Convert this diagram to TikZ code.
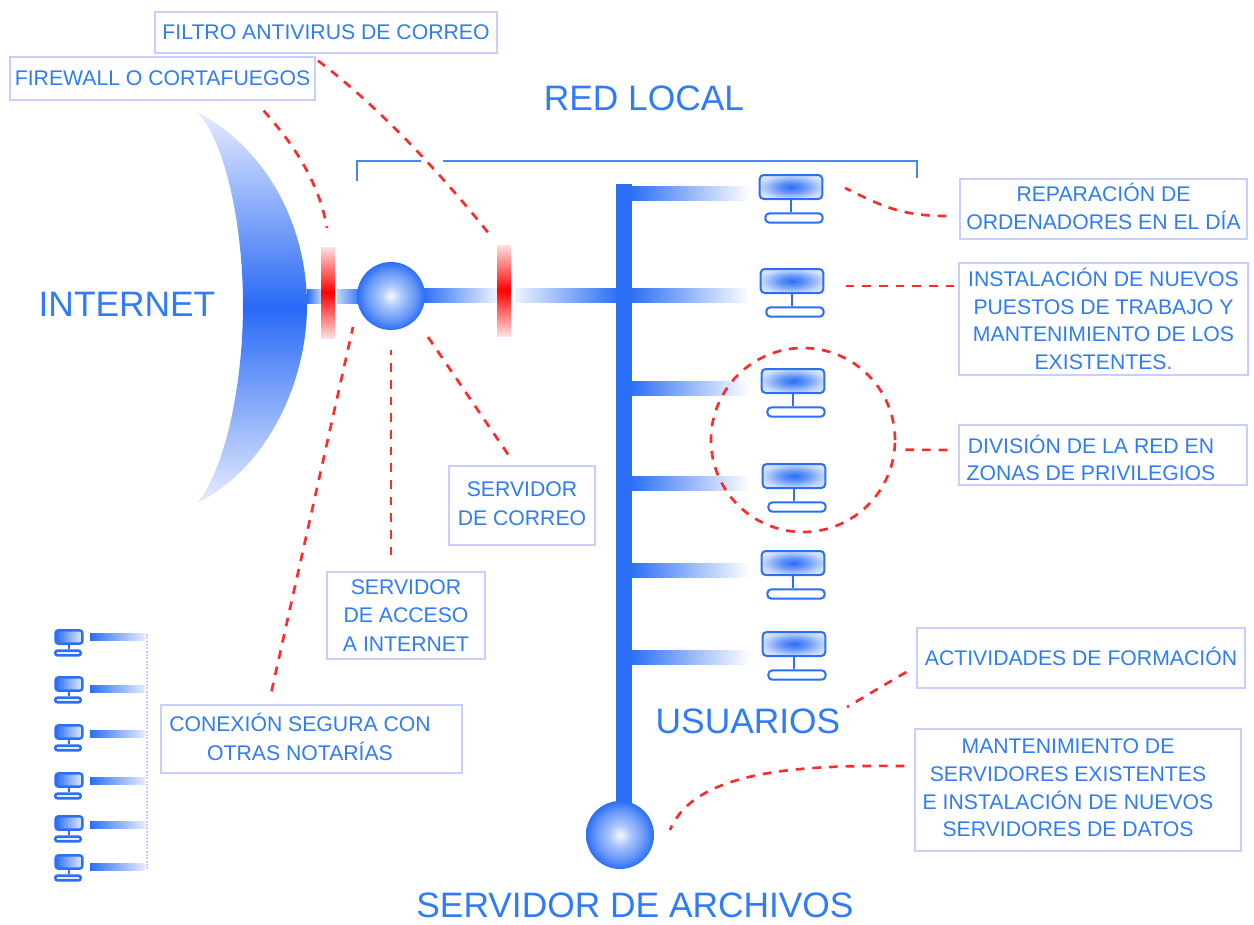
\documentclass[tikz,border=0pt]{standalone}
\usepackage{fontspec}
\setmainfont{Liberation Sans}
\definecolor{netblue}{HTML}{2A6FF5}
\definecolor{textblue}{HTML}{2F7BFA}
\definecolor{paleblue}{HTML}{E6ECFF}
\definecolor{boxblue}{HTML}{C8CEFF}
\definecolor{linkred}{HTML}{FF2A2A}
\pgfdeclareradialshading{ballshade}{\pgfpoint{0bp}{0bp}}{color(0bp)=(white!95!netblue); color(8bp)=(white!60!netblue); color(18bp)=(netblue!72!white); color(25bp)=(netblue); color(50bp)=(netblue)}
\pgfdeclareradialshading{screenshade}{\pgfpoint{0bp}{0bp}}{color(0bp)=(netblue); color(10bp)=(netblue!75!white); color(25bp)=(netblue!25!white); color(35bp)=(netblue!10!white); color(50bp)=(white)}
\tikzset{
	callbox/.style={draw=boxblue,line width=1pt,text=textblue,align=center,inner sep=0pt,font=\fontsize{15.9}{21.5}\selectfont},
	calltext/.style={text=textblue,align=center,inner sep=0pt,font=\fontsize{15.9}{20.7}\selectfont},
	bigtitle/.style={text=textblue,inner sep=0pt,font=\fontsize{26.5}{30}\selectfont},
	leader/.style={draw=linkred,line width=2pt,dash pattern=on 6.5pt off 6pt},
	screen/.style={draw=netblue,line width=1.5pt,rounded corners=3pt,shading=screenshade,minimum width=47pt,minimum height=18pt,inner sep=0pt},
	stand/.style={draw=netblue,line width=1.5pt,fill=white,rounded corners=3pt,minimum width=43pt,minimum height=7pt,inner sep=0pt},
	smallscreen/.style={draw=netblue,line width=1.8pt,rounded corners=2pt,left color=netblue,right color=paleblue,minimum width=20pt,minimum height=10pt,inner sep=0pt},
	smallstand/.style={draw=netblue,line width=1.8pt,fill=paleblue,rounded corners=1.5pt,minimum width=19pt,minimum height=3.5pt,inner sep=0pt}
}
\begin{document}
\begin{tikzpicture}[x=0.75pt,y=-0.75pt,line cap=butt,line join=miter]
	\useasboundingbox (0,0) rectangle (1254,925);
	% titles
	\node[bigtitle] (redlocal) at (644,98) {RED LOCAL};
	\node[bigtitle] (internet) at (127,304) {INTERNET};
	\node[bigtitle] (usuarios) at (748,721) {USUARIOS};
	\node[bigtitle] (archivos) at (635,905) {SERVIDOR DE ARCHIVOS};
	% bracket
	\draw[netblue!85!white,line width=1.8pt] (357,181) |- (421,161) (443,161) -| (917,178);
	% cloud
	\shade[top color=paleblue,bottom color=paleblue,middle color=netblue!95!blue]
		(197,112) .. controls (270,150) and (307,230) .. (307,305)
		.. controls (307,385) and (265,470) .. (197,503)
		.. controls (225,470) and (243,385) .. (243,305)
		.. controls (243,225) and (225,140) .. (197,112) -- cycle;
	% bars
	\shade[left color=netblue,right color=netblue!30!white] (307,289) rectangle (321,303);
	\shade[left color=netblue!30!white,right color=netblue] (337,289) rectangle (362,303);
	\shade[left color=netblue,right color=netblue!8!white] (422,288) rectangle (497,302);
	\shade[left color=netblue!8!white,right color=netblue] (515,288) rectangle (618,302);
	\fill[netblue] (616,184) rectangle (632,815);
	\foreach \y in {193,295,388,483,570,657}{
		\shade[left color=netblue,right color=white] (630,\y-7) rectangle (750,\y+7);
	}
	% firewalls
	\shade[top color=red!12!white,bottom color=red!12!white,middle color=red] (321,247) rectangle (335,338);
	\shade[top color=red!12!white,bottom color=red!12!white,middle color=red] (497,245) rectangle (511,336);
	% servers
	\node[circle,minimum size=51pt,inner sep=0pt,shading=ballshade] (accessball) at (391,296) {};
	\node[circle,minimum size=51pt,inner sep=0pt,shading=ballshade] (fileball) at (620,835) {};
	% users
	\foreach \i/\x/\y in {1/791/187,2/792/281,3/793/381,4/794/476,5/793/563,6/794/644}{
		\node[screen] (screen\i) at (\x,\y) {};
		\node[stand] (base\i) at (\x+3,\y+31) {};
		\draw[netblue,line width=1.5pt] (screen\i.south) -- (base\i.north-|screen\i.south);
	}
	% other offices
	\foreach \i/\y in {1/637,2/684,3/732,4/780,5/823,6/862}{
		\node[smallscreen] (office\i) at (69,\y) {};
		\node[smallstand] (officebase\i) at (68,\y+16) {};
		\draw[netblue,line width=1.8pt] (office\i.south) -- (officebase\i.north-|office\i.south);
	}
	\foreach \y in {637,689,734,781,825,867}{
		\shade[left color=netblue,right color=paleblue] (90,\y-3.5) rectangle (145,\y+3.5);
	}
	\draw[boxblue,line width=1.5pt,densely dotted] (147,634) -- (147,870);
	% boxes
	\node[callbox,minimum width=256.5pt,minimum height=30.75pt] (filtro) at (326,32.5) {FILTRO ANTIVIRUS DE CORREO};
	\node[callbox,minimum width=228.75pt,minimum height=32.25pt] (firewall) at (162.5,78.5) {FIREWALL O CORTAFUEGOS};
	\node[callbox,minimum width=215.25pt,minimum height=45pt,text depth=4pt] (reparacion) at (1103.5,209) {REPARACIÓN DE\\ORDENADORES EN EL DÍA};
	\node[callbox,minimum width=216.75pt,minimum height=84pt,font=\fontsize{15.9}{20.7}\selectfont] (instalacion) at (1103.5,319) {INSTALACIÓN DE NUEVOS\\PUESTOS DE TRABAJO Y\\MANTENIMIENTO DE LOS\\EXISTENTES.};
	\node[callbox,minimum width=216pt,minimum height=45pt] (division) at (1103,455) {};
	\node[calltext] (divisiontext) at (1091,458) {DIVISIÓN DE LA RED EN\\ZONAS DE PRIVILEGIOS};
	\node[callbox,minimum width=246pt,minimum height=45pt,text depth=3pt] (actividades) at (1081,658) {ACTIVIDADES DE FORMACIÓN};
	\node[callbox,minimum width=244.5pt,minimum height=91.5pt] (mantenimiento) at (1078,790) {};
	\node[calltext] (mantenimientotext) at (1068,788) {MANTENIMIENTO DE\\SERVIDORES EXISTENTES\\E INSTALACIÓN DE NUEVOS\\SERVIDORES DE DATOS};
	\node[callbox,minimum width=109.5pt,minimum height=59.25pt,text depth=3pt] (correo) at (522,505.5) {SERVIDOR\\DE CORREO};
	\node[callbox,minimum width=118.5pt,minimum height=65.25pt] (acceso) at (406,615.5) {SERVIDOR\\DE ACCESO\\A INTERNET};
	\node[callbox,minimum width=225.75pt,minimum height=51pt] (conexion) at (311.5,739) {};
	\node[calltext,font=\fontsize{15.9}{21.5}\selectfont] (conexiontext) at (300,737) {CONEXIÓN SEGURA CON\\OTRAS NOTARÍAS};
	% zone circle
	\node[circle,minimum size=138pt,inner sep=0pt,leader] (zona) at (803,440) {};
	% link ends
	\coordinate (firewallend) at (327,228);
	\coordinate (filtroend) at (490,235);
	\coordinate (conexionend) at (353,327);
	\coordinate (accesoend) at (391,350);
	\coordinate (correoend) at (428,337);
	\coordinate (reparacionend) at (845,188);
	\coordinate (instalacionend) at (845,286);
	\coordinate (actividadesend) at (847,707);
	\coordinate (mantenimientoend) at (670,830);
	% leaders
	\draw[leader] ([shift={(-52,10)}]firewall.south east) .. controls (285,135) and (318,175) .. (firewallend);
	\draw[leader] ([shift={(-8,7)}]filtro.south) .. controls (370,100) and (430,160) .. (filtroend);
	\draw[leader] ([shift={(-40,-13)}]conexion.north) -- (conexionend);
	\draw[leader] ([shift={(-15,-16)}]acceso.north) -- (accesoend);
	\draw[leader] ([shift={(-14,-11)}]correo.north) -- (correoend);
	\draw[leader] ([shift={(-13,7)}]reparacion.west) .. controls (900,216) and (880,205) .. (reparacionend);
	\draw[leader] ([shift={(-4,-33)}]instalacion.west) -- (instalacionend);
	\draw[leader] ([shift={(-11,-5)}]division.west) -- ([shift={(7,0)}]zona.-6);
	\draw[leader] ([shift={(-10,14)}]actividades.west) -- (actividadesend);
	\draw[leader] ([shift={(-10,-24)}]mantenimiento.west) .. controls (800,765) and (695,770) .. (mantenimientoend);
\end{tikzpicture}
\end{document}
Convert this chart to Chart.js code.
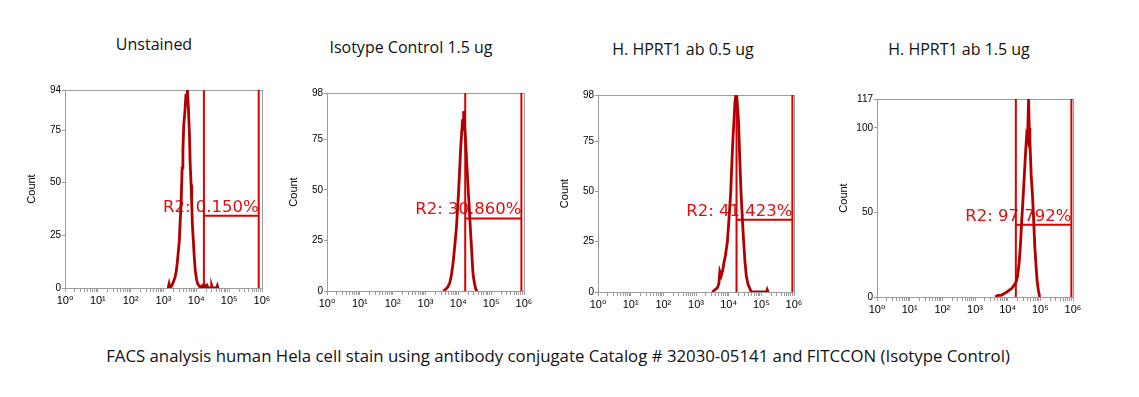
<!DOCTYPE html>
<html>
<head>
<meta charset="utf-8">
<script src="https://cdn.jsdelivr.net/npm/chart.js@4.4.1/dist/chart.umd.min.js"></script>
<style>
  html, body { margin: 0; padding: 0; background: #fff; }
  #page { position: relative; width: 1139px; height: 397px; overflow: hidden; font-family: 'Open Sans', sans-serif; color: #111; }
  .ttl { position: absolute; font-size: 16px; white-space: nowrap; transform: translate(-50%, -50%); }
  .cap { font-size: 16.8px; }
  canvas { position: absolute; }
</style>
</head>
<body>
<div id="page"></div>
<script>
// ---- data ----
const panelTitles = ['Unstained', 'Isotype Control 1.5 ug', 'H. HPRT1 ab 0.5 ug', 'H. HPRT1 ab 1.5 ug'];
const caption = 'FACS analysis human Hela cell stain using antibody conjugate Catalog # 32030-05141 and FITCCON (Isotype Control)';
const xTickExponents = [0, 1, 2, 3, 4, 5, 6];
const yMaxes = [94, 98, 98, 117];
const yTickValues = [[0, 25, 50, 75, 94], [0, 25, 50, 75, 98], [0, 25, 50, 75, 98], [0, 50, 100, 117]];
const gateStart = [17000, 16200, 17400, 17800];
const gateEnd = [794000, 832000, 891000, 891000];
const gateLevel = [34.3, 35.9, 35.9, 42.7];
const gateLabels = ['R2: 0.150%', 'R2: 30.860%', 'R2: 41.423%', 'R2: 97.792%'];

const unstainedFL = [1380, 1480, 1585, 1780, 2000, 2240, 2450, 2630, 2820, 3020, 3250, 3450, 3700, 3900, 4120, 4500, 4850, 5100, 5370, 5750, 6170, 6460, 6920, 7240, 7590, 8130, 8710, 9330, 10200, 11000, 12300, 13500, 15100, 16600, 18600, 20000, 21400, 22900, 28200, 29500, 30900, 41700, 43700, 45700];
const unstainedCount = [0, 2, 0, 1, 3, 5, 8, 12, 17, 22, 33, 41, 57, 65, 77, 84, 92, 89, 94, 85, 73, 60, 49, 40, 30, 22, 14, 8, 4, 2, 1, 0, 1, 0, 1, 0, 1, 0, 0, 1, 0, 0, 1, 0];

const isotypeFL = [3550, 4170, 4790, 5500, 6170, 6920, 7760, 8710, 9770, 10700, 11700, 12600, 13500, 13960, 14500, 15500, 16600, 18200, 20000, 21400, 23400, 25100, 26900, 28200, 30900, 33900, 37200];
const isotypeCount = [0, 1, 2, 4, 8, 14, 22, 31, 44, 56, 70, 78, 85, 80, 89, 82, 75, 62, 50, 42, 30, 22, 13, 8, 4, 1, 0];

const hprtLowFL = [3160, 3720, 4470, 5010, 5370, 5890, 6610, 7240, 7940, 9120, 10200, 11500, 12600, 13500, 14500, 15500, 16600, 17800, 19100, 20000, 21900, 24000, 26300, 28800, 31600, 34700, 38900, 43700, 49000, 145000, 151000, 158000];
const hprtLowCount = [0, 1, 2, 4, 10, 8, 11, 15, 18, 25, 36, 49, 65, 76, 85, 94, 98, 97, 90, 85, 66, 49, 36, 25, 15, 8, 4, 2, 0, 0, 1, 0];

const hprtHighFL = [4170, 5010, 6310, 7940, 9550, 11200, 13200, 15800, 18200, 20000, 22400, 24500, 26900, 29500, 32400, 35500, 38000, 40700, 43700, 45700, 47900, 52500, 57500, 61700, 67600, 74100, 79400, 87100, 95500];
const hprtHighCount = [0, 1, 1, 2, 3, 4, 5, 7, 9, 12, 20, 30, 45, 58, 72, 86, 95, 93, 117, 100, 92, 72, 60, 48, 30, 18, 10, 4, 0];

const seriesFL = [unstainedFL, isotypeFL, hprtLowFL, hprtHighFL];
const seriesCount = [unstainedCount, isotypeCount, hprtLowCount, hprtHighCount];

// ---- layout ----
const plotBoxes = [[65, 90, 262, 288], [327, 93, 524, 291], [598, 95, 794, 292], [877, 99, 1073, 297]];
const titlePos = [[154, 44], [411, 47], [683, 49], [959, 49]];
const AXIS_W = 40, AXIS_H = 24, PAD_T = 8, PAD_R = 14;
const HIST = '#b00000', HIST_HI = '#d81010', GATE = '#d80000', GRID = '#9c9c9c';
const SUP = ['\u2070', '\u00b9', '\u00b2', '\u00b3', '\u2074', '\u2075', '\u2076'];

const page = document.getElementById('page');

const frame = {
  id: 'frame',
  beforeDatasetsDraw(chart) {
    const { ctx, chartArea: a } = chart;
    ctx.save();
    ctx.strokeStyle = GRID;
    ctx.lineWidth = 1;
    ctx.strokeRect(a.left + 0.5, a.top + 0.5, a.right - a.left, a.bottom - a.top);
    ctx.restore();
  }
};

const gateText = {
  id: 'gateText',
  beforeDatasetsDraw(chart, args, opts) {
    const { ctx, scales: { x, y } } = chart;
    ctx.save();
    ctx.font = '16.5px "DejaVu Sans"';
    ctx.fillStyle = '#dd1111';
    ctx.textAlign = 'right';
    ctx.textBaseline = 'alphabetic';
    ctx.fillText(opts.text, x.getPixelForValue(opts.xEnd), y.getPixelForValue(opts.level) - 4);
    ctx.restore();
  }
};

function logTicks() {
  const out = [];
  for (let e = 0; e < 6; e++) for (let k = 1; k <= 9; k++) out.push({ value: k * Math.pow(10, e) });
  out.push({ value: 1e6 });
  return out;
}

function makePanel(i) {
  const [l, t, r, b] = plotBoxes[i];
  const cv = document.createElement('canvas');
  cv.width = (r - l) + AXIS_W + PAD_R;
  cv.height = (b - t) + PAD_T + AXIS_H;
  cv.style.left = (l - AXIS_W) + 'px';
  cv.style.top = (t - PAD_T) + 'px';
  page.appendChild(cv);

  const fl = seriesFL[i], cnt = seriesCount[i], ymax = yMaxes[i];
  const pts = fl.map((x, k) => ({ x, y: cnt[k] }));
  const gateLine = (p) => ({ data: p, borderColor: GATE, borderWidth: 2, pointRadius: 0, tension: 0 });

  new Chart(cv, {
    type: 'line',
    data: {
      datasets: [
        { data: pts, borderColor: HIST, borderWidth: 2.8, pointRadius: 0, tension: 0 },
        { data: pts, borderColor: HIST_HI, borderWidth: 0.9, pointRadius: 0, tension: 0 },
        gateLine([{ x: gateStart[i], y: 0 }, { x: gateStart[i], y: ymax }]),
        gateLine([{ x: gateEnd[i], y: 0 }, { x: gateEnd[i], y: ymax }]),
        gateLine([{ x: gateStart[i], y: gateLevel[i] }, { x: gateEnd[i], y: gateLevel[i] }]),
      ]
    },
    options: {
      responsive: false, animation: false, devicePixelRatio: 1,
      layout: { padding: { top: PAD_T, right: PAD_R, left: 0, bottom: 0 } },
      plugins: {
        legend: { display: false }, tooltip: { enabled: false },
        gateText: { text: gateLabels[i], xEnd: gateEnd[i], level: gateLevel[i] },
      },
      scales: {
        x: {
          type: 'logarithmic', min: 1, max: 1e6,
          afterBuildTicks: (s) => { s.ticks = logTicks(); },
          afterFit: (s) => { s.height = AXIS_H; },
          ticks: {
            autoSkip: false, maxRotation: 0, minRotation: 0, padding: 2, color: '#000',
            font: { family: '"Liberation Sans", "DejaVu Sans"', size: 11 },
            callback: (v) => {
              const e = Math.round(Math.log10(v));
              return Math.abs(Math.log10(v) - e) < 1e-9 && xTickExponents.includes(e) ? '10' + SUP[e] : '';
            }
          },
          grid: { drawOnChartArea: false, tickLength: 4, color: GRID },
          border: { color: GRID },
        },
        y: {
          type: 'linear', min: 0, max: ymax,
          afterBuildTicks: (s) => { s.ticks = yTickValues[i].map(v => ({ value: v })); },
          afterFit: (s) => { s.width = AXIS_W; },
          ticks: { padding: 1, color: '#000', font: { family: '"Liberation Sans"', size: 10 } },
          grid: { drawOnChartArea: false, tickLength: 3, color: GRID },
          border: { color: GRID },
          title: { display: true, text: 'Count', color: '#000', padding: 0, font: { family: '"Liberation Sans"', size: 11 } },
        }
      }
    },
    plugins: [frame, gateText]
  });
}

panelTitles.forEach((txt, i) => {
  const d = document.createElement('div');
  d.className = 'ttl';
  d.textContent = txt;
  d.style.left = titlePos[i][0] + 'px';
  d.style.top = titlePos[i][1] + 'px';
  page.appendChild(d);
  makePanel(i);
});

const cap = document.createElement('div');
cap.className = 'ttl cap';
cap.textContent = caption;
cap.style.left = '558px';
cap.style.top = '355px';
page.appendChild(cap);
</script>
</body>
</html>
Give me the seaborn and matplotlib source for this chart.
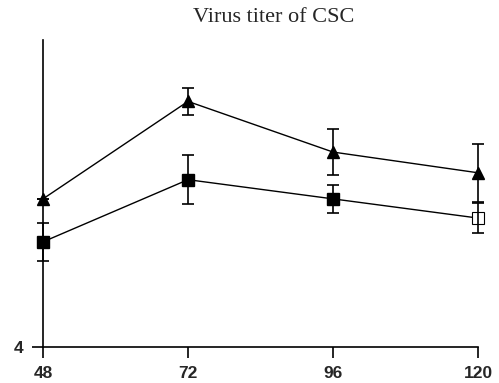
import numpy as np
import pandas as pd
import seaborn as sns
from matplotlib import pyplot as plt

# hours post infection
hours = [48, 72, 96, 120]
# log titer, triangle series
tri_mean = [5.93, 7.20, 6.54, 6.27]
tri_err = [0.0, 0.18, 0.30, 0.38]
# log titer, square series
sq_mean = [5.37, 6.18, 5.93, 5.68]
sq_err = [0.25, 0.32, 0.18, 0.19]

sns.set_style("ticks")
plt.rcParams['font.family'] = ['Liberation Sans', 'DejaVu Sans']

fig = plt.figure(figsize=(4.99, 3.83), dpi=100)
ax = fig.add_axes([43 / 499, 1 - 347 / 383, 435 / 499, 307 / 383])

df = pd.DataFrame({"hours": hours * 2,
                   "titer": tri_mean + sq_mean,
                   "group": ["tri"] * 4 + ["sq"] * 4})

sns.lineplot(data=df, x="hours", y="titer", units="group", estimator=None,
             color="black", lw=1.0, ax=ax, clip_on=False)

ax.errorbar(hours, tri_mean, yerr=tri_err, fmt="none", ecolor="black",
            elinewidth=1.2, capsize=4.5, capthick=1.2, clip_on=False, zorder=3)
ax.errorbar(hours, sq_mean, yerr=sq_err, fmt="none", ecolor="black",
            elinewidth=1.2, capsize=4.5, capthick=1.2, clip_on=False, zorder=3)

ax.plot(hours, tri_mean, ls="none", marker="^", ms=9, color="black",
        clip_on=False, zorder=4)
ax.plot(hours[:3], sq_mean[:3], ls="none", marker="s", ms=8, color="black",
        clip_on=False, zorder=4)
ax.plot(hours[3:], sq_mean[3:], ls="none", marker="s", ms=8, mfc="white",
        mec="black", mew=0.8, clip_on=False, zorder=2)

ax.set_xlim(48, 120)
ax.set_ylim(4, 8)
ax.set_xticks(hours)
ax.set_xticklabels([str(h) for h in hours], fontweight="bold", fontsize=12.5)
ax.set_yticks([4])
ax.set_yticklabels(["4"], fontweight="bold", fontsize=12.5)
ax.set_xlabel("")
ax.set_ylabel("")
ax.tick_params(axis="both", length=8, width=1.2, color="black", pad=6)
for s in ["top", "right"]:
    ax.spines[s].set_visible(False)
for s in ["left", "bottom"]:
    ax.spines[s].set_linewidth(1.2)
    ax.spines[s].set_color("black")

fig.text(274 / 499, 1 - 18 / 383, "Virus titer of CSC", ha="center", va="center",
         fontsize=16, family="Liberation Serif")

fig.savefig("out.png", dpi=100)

──────

__OBJECTIVE__:
From the listing above, restate verbatim the lines running from the one with "Give me the" through the one with "from matplotlib import pyplot as plt", inclusive, but not the pictures.

__SOLUTION TO THE PROBLEM__:
Give me the seaborn and matplotlib source for this chart.
import numpy as np
import pandas as pd
import seaborn as sns
from matplotlib import pyplot as plt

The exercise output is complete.